Analysts see 3-5% domestic relief rally, but Wall Street tempering sentiment
The extent of the stock surge in Asia and Europe on Thursday, as well as the earlier record single-day runup since 2008 in the US, suggest the Sensex and Nifty could rise by as much as 3-5% on Friday.

Domestic stock markets missed the global rally on Thursday as they were shut for Mahavir Jayanti.
S&P 500, Dow Jones and Nasdaq were down 3-5% at the time of going to print.

The extent of the stock surge in Asia and Europe on Thursday, as well as the earlier record single-day runup since 2008 in the US, suggest the Sensex and Nifty could rise by as much as 3-5% on Friday. However, the cues from the intensely volatile Wall Street are shaky. Analysts are hesitant to conclude whether the market would have the legs to build on Friday's likely rebound as sticky US Treasury yields and concerns over its economic outlook could keep investors cautious.

Bounce Unlikely to Sustain: Analysts
"The bounce in Indian markets on Friday primarily will primarily be driven by short covering, but the rally is likely to be restricted to 3% or thereabouts," said Akshay Chinchalkar, head of research, Axis Securities.
"The tariffs announced were mainly a negotiation tactic and not sacrosanct. So, the 90-day pause is expected to trigger a relief rally on Friday," said Siddarth Bhamre, head of institutional research, Asit C Mehta Intermediates. "However, a 10% tariff is already effective and not revoked."
Bhamre said the stocks bounceback is not anticipated to be sustained as the US-China trade war is only intensifying.
Asian markets rallied on Thursday, with Japan and Taiwan surging over 9% each.

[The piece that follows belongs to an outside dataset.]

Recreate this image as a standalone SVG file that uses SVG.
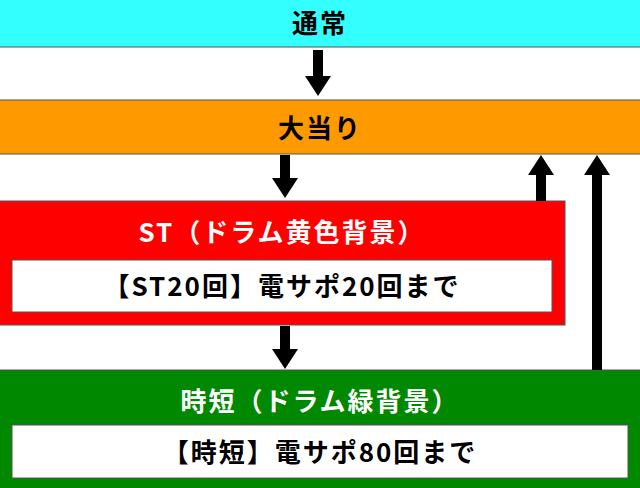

South Korea soared 6.6%, while Indonesia gained 4.8%.
"Given the back and forth on tariffs, the uncertainty is not expected to go away completely but it is anticipated to relieve some short-term pressure," said Rohit Srivastava, founder at indiacharts.com. While a op is likely on Friday in India on account of short covering, this may not extend to the next few sessions, he said.